At common law, the general rule of invention assignment is that employees retain ownership of patents on their inventions, unless the employee was employed to invent. (See post on Invention Assignment.) However, determining ownership of an invention at common law, e.g., who wins between the employee and employer, can be unpredictable and may involve complex factual issues relating to scope of employment, nature of the invention, and whether or not the employee used employer resources. To avoid this uncertainty, employers have commonly used pre-invention assignment agreements.

A pre-invention assignment agreement addresses ownership of an employee’s invention before it is even invented, e.g., addresses potential innovations. A contract having a pre-invention assignment provision typically requires the employee to assign to the employer the employee’s ownership rights in all inventions conceived or created during the course of employment. These contract provisions are known as pre-invention assignments, because the assignment is executed at the start of employment before any invention is actually conceived.
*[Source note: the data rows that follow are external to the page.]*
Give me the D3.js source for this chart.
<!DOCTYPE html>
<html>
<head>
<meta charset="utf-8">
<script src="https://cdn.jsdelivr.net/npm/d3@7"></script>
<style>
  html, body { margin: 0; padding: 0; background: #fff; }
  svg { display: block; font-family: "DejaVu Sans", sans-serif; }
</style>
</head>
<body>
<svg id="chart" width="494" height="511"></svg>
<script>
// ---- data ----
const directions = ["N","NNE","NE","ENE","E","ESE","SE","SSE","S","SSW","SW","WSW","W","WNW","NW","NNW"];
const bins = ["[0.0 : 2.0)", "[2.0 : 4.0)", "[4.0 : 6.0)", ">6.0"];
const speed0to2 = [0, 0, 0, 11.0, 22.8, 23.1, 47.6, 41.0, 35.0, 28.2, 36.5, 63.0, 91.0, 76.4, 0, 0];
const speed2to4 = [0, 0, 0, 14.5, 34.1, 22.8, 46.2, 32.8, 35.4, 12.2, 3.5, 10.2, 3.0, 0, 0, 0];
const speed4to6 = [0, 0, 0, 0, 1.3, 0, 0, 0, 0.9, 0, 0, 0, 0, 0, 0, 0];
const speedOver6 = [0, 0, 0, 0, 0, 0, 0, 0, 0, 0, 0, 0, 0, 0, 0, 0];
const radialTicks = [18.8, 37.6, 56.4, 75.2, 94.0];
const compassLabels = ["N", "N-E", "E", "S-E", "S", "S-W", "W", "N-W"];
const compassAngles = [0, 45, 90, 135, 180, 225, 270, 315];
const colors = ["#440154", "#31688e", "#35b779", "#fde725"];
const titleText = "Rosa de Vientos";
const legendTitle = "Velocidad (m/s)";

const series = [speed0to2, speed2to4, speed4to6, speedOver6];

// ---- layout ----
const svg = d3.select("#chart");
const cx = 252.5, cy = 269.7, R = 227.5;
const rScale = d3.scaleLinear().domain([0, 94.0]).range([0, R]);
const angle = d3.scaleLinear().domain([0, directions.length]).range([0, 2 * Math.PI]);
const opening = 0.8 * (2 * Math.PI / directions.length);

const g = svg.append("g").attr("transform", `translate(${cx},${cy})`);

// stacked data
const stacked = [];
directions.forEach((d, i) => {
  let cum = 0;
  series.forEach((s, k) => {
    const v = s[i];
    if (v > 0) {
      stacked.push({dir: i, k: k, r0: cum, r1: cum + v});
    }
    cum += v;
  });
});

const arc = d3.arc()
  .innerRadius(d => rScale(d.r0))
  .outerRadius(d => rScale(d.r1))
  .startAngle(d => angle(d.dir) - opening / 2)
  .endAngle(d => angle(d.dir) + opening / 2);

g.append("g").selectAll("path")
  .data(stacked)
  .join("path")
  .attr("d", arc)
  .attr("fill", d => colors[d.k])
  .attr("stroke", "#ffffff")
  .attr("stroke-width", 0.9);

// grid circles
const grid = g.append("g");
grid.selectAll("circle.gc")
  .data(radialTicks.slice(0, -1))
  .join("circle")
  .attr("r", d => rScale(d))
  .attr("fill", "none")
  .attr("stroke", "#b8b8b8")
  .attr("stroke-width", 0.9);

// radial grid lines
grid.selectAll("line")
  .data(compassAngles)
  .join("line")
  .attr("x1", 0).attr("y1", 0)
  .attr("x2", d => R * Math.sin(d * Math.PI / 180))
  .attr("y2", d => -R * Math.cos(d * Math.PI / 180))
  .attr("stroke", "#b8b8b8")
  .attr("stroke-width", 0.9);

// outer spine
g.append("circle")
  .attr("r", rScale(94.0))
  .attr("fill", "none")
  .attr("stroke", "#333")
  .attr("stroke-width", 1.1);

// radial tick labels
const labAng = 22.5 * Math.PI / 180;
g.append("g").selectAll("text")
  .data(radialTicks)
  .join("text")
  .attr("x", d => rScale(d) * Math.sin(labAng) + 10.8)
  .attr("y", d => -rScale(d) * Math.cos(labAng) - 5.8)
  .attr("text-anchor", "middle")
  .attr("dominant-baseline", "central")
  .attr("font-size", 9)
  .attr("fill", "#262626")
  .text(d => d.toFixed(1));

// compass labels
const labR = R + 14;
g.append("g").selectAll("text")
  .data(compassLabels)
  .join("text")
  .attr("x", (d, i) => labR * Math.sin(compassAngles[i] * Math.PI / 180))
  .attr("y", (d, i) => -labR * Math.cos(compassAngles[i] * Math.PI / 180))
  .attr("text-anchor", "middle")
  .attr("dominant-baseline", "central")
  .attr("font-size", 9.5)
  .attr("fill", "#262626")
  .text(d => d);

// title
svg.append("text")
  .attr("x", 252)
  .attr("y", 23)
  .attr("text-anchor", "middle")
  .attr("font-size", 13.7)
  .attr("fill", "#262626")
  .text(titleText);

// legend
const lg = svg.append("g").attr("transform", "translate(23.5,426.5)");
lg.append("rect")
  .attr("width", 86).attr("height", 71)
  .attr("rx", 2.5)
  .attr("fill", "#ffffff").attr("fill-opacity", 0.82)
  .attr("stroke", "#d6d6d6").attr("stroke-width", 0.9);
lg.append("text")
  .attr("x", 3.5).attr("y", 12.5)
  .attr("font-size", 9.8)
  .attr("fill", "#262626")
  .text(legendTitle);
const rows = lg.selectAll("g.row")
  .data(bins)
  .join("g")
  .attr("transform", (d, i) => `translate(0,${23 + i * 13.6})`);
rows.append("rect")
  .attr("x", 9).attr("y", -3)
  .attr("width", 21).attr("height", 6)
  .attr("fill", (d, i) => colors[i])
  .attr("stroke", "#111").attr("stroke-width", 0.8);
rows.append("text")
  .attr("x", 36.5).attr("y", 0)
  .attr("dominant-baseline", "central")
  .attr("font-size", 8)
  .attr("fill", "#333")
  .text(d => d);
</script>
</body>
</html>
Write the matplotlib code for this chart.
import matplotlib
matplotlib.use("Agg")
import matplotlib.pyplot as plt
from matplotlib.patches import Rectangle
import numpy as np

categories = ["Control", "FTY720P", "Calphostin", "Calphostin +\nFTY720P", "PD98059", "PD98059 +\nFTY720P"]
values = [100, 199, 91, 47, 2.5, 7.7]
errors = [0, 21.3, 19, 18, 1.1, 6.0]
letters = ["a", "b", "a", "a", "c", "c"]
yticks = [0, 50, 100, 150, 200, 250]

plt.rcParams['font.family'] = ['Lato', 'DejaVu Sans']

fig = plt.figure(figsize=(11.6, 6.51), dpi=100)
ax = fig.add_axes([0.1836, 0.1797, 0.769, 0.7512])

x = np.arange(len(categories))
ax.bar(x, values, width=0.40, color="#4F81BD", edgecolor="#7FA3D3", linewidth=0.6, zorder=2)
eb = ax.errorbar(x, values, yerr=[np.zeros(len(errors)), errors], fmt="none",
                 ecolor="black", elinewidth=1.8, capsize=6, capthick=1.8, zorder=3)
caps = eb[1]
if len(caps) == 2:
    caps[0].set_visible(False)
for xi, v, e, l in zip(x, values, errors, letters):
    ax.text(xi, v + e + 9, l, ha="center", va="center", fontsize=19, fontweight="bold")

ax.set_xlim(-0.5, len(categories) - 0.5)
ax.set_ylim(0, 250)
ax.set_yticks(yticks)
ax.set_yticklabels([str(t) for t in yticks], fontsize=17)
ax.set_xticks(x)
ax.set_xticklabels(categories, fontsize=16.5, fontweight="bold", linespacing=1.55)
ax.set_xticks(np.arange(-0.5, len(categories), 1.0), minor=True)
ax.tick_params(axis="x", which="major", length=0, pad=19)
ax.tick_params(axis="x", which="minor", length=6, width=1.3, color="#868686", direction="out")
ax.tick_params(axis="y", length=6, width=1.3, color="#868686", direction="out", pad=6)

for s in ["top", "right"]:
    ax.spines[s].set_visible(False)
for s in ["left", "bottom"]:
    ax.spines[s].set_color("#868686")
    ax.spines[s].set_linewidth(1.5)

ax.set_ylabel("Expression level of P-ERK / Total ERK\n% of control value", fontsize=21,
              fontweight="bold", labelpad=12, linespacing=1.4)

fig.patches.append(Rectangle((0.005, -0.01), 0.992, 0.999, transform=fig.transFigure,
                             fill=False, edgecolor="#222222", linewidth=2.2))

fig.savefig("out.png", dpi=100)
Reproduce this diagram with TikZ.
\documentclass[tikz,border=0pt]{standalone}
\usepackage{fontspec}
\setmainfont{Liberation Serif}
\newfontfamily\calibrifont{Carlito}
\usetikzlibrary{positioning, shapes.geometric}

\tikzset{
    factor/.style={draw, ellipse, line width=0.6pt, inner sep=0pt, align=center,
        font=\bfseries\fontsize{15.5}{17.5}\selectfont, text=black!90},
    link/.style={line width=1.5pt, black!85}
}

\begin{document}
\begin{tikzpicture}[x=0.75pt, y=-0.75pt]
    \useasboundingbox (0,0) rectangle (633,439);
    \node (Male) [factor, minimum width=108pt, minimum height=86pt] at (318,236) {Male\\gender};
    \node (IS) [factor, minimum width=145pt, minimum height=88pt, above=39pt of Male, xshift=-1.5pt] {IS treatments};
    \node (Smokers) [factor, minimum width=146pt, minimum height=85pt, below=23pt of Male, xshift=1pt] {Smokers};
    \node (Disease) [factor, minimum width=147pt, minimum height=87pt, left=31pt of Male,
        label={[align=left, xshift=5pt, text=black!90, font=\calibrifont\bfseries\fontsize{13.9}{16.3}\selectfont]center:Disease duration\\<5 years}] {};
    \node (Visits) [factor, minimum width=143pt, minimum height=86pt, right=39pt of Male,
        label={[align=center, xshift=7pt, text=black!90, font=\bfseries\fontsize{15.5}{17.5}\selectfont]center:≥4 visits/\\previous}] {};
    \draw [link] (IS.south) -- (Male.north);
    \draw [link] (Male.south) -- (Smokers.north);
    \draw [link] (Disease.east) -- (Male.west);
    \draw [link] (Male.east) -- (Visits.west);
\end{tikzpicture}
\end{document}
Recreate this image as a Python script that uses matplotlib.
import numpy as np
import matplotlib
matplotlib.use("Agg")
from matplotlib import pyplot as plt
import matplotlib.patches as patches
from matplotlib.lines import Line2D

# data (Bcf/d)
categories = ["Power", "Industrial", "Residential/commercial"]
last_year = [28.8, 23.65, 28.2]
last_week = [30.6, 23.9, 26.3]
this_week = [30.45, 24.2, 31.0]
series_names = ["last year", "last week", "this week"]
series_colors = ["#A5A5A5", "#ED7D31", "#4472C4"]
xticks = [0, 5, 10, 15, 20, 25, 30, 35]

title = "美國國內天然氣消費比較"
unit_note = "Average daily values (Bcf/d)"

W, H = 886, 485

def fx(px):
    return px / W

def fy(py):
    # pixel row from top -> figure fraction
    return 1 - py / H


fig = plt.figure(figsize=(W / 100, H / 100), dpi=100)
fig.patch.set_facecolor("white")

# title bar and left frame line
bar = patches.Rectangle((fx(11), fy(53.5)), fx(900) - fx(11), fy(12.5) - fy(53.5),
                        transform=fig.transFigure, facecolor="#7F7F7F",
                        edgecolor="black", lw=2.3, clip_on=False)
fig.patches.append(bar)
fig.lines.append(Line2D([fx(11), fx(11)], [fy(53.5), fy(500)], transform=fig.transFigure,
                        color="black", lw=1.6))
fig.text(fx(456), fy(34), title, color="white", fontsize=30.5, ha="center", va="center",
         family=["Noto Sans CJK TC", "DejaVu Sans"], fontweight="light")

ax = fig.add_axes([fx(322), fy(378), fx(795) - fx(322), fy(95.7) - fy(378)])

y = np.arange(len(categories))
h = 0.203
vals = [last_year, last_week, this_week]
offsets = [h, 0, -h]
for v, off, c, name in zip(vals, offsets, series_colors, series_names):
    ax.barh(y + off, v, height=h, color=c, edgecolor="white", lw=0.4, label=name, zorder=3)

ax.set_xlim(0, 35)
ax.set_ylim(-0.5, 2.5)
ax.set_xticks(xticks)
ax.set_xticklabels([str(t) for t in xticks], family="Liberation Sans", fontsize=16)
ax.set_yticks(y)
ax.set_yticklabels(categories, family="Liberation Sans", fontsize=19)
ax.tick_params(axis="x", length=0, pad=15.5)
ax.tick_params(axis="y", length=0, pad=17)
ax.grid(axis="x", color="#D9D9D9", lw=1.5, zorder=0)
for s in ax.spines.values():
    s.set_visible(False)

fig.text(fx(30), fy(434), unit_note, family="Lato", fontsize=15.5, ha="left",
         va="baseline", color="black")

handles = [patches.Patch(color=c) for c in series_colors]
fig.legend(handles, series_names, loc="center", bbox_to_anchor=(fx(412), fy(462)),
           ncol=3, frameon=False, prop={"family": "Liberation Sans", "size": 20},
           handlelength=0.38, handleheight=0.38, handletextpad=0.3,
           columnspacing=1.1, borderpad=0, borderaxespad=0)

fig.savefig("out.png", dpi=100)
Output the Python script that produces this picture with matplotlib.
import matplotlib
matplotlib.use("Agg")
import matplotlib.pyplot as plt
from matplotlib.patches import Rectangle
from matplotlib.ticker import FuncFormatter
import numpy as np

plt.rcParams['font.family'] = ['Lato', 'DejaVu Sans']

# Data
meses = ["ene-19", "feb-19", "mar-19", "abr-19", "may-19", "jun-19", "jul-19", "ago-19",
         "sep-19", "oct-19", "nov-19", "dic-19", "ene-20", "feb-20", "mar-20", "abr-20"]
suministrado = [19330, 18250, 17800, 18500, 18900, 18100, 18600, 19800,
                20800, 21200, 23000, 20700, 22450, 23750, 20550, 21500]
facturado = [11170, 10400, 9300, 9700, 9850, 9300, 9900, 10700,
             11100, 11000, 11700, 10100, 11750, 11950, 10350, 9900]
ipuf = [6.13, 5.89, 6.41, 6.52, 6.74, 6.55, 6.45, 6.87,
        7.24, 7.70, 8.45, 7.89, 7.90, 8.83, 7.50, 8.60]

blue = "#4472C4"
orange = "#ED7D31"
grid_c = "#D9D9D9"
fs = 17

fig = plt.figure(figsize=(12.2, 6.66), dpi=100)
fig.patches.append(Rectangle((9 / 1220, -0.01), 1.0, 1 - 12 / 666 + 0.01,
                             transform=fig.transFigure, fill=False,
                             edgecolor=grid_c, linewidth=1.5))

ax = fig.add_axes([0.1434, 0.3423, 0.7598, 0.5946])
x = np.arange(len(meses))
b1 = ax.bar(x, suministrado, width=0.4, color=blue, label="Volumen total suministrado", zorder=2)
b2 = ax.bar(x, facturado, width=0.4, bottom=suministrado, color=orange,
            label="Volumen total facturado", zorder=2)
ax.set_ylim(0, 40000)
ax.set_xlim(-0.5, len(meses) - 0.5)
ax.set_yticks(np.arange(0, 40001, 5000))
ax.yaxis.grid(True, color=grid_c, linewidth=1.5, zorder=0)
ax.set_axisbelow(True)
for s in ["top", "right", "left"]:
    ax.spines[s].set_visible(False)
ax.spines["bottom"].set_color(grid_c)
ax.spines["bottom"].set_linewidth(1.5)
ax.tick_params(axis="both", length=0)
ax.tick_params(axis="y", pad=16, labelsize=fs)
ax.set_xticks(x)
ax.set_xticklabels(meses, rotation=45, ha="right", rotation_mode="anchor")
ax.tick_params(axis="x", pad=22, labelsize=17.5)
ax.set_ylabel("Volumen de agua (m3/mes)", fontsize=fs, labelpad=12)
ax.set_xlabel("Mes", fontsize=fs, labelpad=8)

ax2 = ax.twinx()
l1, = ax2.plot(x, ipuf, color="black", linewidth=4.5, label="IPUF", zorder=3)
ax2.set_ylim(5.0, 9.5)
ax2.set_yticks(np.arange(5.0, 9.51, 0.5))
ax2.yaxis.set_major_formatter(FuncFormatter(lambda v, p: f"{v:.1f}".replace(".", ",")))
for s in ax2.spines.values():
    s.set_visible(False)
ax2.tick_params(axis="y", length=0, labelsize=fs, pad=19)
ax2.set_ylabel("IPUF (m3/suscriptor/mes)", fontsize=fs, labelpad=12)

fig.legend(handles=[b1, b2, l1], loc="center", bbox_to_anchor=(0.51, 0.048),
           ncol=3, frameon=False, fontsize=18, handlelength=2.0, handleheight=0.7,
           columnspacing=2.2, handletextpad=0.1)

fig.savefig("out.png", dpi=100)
Courts have generally upheld pre-invention assignments under freedom of contract theories. As stated in Gas Tool Patents Corp. v. Mould, 133 F.2d 815, 818 (7th Cir. 1943)(citing Guth v. Minn. Mining & Mfg. Co., 72 F.2d 385 (1935)), “patentable discoveries are the legitimate subject of contracts to assign, and that, with certain limitations, action for specific performance lies for failure to execute the assignment required by the contract.” However, if a contract “provide[s] for the assignment of patents beyond the term of the employment, [they] are to be strictly construed; they must be fair, reasonable and just. The rule is further stated in 25 R.C.L. Specific Performance § 108, ‘Nor will equity compel compliance with an agreement to assign future inventions made after the inventor, having been discharged from the employment of the other contracting party, has assumed, with such party’s acquiescence, that the contract is terminated, and has expended time, efforts, and money in developing and exploiting new ideas.’” See Gas Tool Patents, supra.

Some states have passed employment invention laws that limit the subject matter of pre-invention assignment agreements. Often, these employment invention acts prohibit employment agreements from requiring employees to assign inventions created outside the scope of employment. These types of employment invention laws will be treated in more detail in a subsequent post.